→ Brief:
Locate each line of the material that contains "this", then return it.

Charts and diagrams as code:

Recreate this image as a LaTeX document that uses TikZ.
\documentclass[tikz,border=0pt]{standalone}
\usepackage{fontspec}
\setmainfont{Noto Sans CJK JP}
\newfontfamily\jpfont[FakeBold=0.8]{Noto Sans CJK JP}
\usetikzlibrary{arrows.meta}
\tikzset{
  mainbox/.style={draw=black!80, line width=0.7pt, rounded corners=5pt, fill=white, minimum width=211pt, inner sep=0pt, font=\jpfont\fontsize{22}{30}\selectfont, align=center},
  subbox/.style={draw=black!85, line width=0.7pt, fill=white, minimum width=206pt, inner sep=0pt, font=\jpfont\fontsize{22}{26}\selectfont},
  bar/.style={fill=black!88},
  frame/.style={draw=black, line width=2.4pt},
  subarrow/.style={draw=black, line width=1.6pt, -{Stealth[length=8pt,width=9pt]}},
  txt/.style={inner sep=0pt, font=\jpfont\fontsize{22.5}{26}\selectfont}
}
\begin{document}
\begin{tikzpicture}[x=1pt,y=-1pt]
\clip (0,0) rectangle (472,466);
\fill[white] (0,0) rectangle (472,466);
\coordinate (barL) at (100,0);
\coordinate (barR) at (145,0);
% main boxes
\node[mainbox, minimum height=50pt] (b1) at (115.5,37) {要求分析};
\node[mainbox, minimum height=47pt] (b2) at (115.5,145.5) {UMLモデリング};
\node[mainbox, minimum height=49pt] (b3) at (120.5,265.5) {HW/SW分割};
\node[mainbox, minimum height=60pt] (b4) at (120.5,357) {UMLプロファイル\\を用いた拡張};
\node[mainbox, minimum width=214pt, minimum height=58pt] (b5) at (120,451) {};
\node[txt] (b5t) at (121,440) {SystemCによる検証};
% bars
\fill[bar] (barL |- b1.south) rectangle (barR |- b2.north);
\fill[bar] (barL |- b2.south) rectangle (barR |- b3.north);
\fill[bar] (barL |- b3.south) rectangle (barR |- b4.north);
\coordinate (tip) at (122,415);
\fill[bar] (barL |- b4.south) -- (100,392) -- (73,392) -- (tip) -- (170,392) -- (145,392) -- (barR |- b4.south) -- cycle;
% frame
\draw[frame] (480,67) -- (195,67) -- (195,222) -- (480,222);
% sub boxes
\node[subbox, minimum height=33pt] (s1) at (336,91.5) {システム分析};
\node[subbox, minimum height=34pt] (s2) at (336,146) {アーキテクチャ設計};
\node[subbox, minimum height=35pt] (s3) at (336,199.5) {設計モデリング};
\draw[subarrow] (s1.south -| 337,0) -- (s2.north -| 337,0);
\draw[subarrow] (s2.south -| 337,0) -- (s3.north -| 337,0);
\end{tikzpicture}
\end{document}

==

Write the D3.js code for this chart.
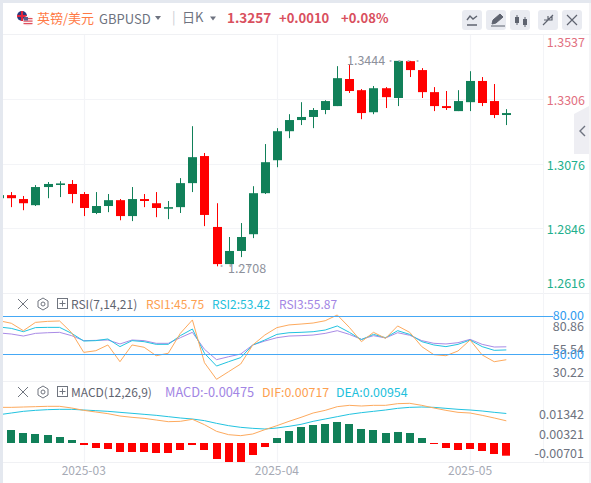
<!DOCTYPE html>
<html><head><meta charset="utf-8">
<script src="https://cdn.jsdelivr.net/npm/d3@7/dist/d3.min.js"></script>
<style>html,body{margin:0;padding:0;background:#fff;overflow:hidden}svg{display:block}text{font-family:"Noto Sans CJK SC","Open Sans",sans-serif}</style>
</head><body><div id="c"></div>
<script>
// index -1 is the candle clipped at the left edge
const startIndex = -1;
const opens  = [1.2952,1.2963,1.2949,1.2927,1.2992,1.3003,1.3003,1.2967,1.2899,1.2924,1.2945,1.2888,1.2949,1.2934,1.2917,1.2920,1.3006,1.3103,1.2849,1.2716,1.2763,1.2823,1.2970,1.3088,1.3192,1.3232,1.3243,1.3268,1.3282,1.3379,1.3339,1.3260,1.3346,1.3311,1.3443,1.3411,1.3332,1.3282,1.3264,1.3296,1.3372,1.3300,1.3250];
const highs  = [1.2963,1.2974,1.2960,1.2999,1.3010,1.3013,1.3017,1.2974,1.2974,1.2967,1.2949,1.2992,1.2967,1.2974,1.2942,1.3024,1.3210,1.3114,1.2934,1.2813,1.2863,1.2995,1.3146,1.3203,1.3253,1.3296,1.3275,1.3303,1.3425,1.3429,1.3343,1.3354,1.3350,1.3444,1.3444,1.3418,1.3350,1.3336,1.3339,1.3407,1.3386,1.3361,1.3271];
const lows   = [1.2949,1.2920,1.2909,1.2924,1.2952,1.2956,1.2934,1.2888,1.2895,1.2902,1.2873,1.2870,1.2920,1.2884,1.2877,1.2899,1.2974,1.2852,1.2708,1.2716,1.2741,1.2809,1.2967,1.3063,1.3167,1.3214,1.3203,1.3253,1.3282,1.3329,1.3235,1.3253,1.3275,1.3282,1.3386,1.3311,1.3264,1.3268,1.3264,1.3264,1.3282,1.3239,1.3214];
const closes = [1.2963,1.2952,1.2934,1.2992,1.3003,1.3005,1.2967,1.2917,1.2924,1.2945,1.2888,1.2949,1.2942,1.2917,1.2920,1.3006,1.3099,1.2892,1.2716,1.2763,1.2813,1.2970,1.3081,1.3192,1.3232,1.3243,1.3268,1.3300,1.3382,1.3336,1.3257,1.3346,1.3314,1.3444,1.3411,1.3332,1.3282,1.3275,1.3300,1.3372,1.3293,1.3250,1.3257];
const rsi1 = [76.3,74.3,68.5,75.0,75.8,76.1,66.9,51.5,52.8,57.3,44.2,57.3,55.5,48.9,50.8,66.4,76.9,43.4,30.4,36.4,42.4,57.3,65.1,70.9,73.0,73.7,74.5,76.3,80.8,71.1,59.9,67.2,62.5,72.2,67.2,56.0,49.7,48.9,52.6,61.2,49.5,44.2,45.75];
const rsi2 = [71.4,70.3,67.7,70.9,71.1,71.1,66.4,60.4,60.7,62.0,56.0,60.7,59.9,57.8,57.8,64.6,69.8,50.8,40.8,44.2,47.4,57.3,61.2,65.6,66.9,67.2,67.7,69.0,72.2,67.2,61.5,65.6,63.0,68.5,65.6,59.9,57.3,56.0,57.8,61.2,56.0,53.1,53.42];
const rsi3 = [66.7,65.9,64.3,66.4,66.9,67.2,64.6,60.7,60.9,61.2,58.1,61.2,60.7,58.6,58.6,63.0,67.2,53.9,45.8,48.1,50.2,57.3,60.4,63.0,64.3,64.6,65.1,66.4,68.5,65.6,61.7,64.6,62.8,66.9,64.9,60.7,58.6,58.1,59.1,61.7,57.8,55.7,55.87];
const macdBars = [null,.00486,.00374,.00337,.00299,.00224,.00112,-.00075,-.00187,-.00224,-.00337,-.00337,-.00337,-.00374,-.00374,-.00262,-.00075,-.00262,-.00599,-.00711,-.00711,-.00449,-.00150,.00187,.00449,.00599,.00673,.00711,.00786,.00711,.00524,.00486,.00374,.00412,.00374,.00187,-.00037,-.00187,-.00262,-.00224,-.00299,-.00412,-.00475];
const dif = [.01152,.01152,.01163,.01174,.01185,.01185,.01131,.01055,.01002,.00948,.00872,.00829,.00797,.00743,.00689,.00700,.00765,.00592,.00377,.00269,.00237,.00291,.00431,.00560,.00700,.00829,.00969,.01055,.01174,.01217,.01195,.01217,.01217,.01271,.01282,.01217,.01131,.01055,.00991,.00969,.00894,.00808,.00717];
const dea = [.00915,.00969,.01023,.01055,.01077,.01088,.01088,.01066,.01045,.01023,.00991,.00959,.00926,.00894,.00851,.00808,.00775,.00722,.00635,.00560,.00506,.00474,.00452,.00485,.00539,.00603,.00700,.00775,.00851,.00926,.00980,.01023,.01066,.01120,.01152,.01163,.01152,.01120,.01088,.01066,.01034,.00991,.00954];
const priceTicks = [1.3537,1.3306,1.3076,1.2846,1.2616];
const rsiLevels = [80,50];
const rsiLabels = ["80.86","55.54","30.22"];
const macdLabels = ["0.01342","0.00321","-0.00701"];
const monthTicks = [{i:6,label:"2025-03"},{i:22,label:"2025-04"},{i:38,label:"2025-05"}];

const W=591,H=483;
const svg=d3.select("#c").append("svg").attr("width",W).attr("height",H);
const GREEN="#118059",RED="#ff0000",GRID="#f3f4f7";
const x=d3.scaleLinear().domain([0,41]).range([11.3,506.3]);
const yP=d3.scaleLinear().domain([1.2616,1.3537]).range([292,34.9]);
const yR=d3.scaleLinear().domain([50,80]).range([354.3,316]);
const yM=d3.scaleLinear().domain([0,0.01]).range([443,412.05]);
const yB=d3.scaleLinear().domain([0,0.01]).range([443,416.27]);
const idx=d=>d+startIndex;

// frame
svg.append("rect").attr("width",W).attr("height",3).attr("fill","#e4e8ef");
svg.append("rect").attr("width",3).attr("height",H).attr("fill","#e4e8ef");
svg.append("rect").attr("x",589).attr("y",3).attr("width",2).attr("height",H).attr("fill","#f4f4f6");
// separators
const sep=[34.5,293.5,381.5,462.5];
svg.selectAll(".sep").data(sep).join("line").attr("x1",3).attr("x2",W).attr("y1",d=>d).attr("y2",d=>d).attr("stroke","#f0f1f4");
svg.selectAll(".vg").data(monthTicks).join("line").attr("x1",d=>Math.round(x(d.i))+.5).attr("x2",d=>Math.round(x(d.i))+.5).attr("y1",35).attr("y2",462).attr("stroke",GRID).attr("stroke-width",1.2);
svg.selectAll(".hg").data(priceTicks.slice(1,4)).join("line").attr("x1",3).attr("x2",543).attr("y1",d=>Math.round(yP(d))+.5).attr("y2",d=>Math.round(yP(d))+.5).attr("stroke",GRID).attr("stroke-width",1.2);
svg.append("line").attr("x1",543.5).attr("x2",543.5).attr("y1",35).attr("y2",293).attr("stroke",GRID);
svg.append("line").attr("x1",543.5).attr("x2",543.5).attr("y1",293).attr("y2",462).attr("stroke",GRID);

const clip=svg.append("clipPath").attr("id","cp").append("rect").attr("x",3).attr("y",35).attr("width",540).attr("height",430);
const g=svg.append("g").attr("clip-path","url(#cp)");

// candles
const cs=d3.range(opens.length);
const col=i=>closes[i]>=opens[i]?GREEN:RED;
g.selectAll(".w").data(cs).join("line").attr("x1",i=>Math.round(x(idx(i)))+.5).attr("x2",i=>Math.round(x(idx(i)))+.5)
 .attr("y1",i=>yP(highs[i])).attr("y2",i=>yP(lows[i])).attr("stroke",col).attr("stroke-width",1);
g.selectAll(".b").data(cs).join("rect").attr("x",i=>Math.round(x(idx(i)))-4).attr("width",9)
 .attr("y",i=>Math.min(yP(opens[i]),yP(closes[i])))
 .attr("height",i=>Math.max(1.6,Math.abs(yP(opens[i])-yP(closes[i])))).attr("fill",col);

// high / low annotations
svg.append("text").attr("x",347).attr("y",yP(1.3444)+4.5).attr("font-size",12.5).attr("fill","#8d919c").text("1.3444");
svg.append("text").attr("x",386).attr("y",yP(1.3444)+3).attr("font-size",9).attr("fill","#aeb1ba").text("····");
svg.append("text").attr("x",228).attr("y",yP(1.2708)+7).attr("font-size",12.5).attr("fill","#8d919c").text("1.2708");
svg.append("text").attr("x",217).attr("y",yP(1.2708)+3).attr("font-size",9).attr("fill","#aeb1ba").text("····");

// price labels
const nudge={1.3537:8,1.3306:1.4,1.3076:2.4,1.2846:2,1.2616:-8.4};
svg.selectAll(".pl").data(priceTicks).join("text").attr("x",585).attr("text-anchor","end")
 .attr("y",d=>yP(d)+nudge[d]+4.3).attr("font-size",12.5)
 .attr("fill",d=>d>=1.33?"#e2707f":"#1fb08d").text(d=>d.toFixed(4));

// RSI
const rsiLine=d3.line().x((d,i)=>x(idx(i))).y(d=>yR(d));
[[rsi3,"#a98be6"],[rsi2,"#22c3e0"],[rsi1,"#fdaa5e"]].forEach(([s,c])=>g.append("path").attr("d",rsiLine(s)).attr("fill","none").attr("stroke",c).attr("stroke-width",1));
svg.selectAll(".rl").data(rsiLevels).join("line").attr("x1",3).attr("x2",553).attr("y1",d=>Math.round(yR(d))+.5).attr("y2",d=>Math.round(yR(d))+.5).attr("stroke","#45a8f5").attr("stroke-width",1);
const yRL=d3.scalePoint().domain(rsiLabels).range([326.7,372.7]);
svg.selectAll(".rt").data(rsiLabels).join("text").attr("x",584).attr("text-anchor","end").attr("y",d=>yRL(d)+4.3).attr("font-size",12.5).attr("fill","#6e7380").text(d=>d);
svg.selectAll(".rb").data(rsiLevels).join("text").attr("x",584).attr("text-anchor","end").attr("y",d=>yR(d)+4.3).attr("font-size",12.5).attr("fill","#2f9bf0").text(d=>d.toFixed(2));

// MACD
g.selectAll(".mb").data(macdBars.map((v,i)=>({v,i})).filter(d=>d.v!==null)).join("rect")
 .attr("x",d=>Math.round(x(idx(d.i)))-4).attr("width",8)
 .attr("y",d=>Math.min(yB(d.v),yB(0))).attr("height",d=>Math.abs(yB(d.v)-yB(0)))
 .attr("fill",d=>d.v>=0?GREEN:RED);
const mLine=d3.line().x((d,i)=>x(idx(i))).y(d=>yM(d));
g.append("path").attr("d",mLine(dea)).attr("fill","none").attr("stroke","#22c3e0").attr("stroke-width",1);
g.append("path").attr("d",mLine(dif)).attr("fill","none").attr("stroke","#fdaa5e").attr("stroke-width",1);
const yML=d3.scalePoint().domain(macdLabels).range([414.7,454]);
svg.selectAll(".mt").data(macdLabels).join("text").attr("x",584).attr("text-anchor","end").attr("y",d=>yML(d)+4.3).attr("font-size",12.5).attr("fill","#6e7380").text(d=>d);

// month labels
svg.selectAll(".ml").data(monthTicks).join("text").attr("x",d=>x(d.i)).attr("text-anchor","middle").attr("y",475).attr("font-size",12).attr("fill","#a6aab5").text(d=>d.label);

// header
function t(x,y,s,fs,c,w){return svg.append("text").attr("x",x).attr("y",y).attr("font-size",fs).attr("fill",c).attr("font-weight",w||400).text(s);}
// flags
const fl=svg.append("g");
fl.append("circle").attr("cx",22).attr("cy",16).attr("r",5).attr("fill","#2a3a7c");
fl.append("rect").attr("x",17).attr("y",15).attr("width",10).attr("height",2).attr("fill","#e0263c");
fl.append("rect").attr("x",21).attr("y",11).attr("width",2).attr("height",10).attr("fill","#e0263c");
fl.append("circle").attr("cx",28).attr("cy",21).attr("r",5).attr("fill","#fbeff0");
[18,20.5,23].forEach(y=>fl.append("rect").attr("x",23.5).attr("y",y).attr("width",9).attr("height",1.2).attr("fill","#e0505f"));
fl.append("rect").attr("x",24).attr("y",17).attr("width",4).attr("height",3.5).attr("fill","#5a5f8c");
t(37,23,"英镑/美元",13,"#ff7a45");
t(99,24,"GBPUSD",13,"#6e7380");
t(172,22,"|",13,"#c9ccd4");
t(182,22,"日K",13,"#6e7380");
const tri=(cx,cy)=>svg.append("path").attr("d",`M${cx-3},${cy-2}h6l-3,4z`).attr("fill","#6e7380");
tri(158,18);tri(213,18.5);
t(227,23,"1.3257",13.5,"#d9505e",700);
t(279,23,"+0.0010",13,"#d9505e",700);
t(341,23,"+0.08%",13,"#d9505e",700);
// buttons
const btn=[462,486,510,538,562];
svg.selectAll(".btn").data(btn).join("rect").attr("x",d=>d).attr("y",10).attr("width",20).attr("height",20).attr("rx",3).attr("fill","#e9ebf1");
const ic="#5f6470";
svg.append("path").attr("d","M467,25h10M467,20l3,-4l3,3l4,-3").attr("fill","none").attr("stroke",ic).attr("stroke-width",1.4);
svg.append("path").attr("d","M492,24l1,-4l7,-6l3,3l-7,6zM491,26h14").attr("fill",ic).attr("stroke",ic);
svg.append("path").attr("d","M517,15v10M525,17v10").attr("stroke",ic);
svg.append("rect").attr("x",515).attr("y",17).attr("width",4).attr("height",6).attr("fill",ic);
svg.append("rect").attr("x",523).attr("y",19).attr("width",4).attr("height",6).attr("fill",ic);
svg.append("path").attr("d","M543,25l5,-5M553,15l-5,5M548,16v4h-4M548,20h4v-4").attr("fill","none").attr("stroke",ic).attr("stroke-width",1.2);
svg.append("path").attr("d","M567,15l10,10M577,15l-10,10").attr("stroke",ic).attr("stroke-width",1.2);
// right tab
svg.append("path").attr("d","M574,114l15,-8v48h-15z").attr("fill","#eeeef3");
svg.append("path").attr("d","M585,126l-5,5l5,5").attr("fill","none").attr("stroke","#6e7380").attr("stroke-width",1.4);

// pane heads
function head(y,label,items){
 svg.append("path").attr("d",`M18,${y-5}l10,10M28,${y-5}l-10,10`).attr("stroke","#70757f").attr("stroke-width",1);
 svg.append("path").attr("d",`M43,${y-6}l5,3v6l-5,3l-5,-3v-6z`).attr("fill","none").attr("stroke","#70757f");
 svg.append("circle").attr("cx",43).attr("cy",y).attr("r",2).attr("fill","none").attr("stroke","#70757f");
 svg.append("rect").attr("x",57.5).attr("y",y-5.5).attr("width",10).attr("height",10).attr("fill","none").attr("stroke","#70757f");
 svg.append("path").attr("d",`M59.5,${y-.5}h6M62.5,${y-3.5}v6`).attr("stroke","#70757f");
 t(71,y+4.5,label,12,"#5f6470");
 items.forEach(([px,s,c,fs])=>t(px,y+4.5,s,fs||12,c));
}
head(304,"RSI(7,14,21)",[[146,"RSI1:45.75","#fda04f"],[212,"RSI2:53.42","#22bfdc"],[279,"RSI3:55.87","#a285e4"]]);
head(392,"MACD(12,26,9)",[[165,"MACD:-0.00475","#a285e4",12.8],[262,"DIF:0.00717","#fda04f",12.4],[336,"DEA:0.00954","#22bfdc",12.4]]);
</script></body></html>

→ Expected answer:
Recreate this image as a LaTeX document that uses TikZ.
Write the D3.js code for this chart.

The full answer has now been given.